All one has to do is look at the videos of her live performances to know that, at her best, she remains the most important soul singer of the last 50 years, nobody comes anywhere near touching her high level excellence in technical skill and the deep structure of her emotional intuition about the contexts she put her voice into.
Her influence and legacy are significantly genre shifting, she established a frame for others to shine in for the next 50 years or so. Many are trying, few get close, so far.
She f..ked up and died.
F..king up does not suddenly disqualify or negate the contemporary relevance or the long term impact of the work.
But she had the ability to make “Back To Black”, which was the only mainstream pop record I’ve enjoyed for about thirty years.

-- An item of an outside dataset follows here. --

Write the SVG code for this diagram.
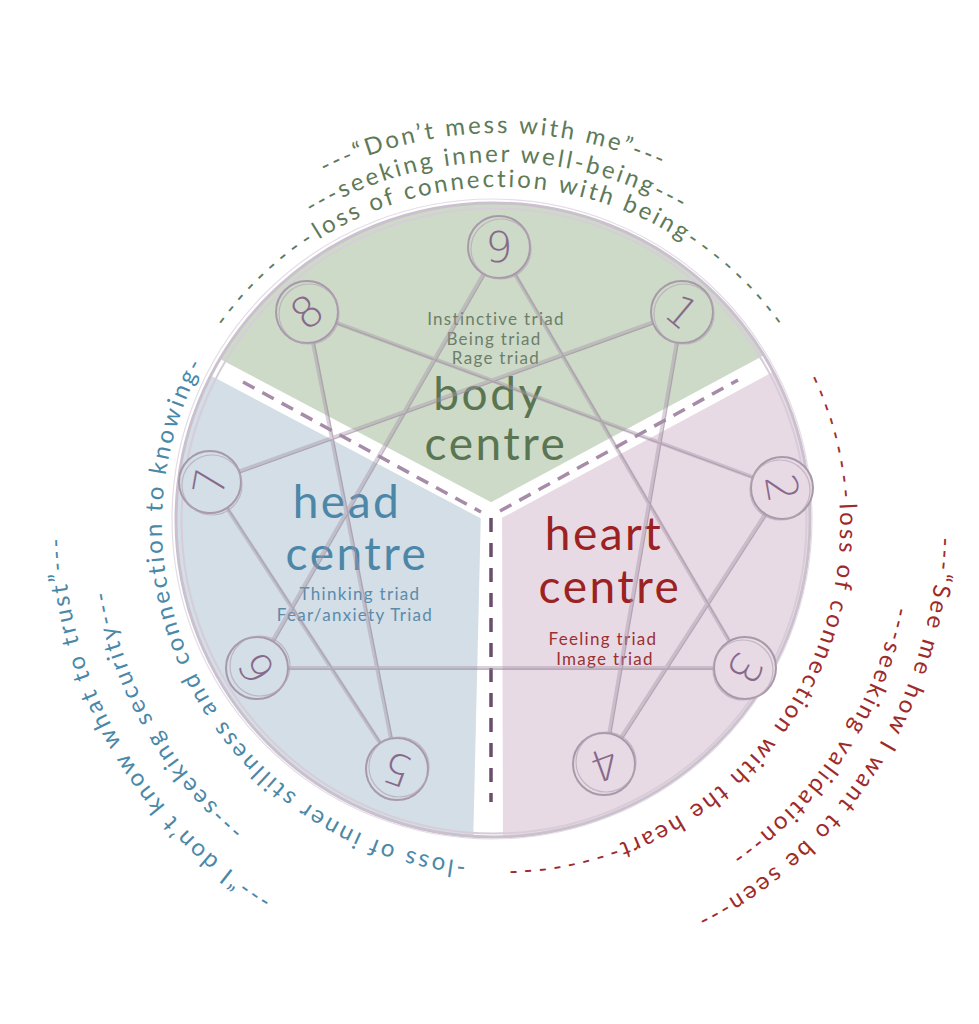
<svg xmlns="http://www.w3.org/2000/svg" width="979" height="1024" viewBox="0 0 979 1024">
<defs>
<style>
.arc { font-family: Lato, "Open Sans", sans-serif; font-size: 24px; letter-spacing: 2.75px; text-anchor: middle; }
.g { fill: #5e7a58; }
.b { fill: #4a88a8; }
.r { fill: #9e2a2a; }
.dash { letter-spacing: 5.5px; }
.big { font-family: Lato, "Open Sans", sans-serif; font-size: 46px; letter-spacing: 2.5px; text-anchor: middle; }
.small { font-family: Lato, "Open Sans", sans-serif; font-size: 17px; letter-spacing: 1.3px; text-anchor: middle; }
.ring { fill: none; stroke: #a899aa; stroke-width: 2; }
.ring2 { fill: none; stroke: #b3a5b5; stroke-width: 1.2; stroke-opacity: 0.7; }
.num { font-family: "DejaVu Sans", sans-serif; font-size: 43px; font-weight: 200; fill: #87698b; text-anchor: middle; dominant-baseline: central; }
.line { stroke: #a594a8; stroke-width: 4; stroke-opacity: 0.42; stroke-linejoin: round; fill: none; }
.line2 { stroke: #9a889d; stroke-width: 1.2; stroke-opacity: 0.5; fill: none; }
.gap { stroke: #ffffff; stroke-width: 19; }
.sep { stroke: #a68ca8; stroke-width: 3.5; stroke-dasharray: 13 9; fill: none; }
.sepv { stroke: #6b4d6e; stroke-width: 3.5; stroke-dasharray: 14 11; fill: none; }
.gs { fill: #cddac8; }
.bs { fill: #d3dee6; }
.ps { fill: #e8dae4; }
</style>
<path id="pT1" d="M108.96,497.65 A392,392 0 0 1 889.85,484.03"/>
<path id="pT2" d="M138.12,496.52 A363,363 0 0 1 861.33,490.21"/>
<path id="pT3" d="M163.50,493.19 A338,338 0 0 1 836.91,497.89"/>
<path id="pL1" d="M630.44,836.82 A338,338 0 0 1 317.40,240.57"/>
<path id="pL2" d="M665.68,886.88 A398,398 0 0 1 274.04,197.36"/>
<path id="pL3" d="M684.68,921.06 A437,437 0 0 1 249.35,167.03"/>
<path id="pR1" d="M704.62,253.46 A340,340 0 0 1 345.64,827.94"/>
<path id="pR2" d="M750.87,209.61 A403,403 0 0 1 307.70,879.16"/>
<path id="pR3" d="M767.25,177.98 A438,438 0 0 1 297.07,913.16"/>
</defs>
<rect width="979" height="1024" fill="#ffffff"/>

<g id="sectors">
<path id="body-sector" class="gs" d="M491,513 L215.3,367.3 A317,317 0 0 1 768.7,363.5 Z"/>
<path id="heart-sector" class="ps" d="M491,513 L768.7,363.5 A317,317 0 0 1 491,837 Z"/>
<path id="head-sector" class="bs" d="M491,513 L491,837 A317,317 0 0 1 215.3,367.3 Z"/>
</g>

<g id="separators">
<line class="gap" x1="491" y1="513" x2="203.7" y2="361.2"/>
<line class="gap" x1="491" y1="513" x2="777.2" y2="358.9"/>
<polygon fill="#ffffff" points="481,508 502,508 503,848 473,848"/>
<line class="sep" x1="243" y1="382" x2="481" y2="512"/>
<line class="sep" x1="500" y1="511" x2="738" y2="380"/>
<line class="sepv" x1="491" y1="518" x2="491" y2="802"/>
</g>

<g id="rim">
<circle cx="493" cy="520" r="317" fill="none" stroke="#cbc1ce" stroke-width="3"/>
<circle cx="494" cy="521" r="312.5" fill="none" stroke="#d6cdd8" stroke-width="2"/>
<circle cx="492" cy="519" r="320" fill="none" stroke="#e4dde6" stroke-width="1.2"/>
</g>

<g id="body-centre">
<text class="small" x="496" y="325" fill="#6d7e69">Instinctive triad</text>
<text class="small" x="494" y="345" fill="#6d7e69">Being triad</text>
<text class="small" x="496" y="364" fill="#6d7e69">Rage triad</text>
<text class="big" x="489" y="410" fill="#5a7551">body</text>
<text class="big" x="496" y="460" fill="#5a7551">centre</text>
</g>

<g id="head-centre">
<text class="big" x="347" y="518" fill="#4c87a8">head</text>
<text class="big" x="357" y="570" fill="#4c87a8">centre</text>
<text class="small" x="360" y="600" fill="#5b8bab">Thinking triad</text>
<text class="small" x="355" y="621" fill="#5b8bab">Fear/anxiety Triad</text>
</g>

<g id="heart-centre">
<text class="big" x="604" y="550" fill="#9b2222">heart</text>
<text class="big" x="610" y="603" fill="#9b2222">centre</text>
<text class="small" x="603" y="645" fill="#9b3030">Feeling triad</text>
<text class="small" x="605" y="665" fill="#9b3030">Image triad</text>
</g>

<g id="connectors">
<path class="line" d="M499,247 L745,668 L257,668 Z M682,312 L604,764 L782,488 L307,312 L397,769 L210,482 Z"/>
<path class="line2" transform="translate(1.5,1.2)" d="M499,247 L745,668 L257,668 Z M682,312 L604,764 L782,488 L307,312 L397,769 L210,482 Z"/>
</g>

<g id="node-9">
<circle class="gs" cx="499" cy="247" r="31"/>
<circle class="ring" cx="499" cy="247" r="31"/>
<circle class="ring2" cx="501" cy="249" r="30"/>
<text class="num" x="499" y="247" transform="rotate(0 499 247)">9</text>
</g>
<g id="node-1">
<circle class="gs" cx="682" cy="312" r="31"/>
<circle class="ring" cx="682" cy="312" r="31"/>
<circle class="ring2" cx="684" cy="314" r="30"/>
<text class="num" x="682" y="312" transform="rotate(40 682 312)">1</text>
</g>
<g id="node-2">
<circle class="ps" cx="782" cy="488" r="31"/>
<circle class="ring" cx="782" cy="488" r="31"/>
<circle class="ring2" cx="780" cy="490" r="30"/>
<text class="num" x="782" y="488" transform="rotate(80 782 488)">2</text>
</g>
<g id="node-3">
<circle class="ps" cx="745" cy="668" r="31"/>
<circle class="ring" cx="745" cy="668" r="31"/>
<circle class="ring2" cx="743" cy="670" r="30"/>
<text class="num" x="745" y="668" transform="rotate(120 745 668)">3</text>
</g>
<g id="node-4">
<circle class="ps" cx="604" cy="764" r="31"/>
<circle class="ring" cx="604" cy="764" r="31"/>
<circle class="ring2" cx="606" cy="762" r="30"/>
<text class="num" x="604" y="764" transform="rotate(160 604 764)">4</text>
</g>
<g id="node-5">
<circle class="bs" cx="397" cy="769" r="31"/>
<circle class="ring" cx="397" cy="769" r="31"/>
<circle class="ring2" cx="399" cy="767" r="30"/>
<text class="num" x="397" y="769" transform="rotate(200 397 769)">5</text>
</g>
<g id="node-6">
<circle class="bs" cx="257" cy="668" r="31"/>
<circle class="ring" cx="257" cy="668" r="31"/>
<circle class="ring2" cx="260" cy="666" r="30"/>
<text class="num" x="257" y="668" transform="rotate(240 257 668)">6</text>
</g>
<g id="node-7">
<circle class="bs" cx="210" cy="482" r="31"/>
<circle class="ring" cx="210" cy="482" r="31"/>
<circle class="ring2" cx="212" cy="485" r="30"/>
<text class="num" x="210" y="482" transform="rotate(280 210 482)">7</text>
</g>
<g id="node-8">
<circle class="gs" cx="307" cy="312" r="31"/>
<circle class="ring" cx="307" cy="312" r="31"/>
<circle class="ring2" cx="309" cy="314" r="30"/>
<text class="num" x="307" y="312" transform="rotate(320 307 312)">8</text>
</g>

<g id="labels-body">
<text class="arc g"><textPath href="#pT1" startOffset="50%">---“Don’t mess with me”---</textPath></text>
<text class="arc g"><textPath href="#pT2" startOffset="50%">---seeking inner well-being---</textPath></text>
<text class="arc g"><textPath href="#pT3" startOffset="50%"><tspan class="dash">---------</tspan>loss of connection with being<tspan class="dash">---------</tspan></textPath></text>
</g>

<g id="labels-head">
<text class="arc b"><textPath href="#pL1" startOffset="50%">-loss of inner stillness and connection to knowing-</textPath></text>
<text class="arc b"><textPath href="#pL2" startOffset="50%">---seeking security---</textPath></text>
<text class="arc b"><textPath href="#pL3" startOffset="50%">---“I don’t know what to trust”---</textPath></text>
</g>

<g id="labels-heart">
<text class="arc r"><textPath href="#pR1" startOffset="50%"><tspan class="dash">---------</tspan>loss of connection with the heart<tspan class="dash">--------</tspan></textPath></text>
<text class="arc r"><textPath href="#pR2" startOffset="50%">---seeking validation---</textPath></text>
<text class="arc r"><textPath href="#pR3" startOffset="50%">---“See me how I want to be seen---</textPath></text>
</g>
</svg>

Eric Sykes: You’re almost as funny as your namesake. “The most important soul singer of the last 50 years” ? Way over the top! Let’s rattle off a few names shall we? Aretha Franklin, Nina Simone, Sarah Vaughan, Dusty Springfield, Mavis Staples, Etta James etc
There’s a quick half dozen who really have set the frame for the past 50 years! No doubt Winehouse had some talent, however she died well before she could establish any frame for others to shine for the next 50 years or so, one hit album does not make a legend. It was a good album, so was Diamond Life by Sade.
“Her influence and legacy are significantly genre shifting” I doubt it! I suspect she will be a forgotten legacy sooner than you think..
Johnfromplanetearth…”Aretha Franklin, Nina Simone, Sarah Vaughan, Dusty Springfield, Mavis Staples, Etta James…” yes indeed of course, and all cutting sides over 50 years ago, my point exactly.
IMHO Winehouse had listened and learned well; but the important point dear sir is that she pushed the entire soul form into the post-modern, she caught soul up. There is now before Winehouse, and after Winehouse. The only one who gives Amy a run for the money is Macy Gray, who I would argue, Amy stole the backbeat from.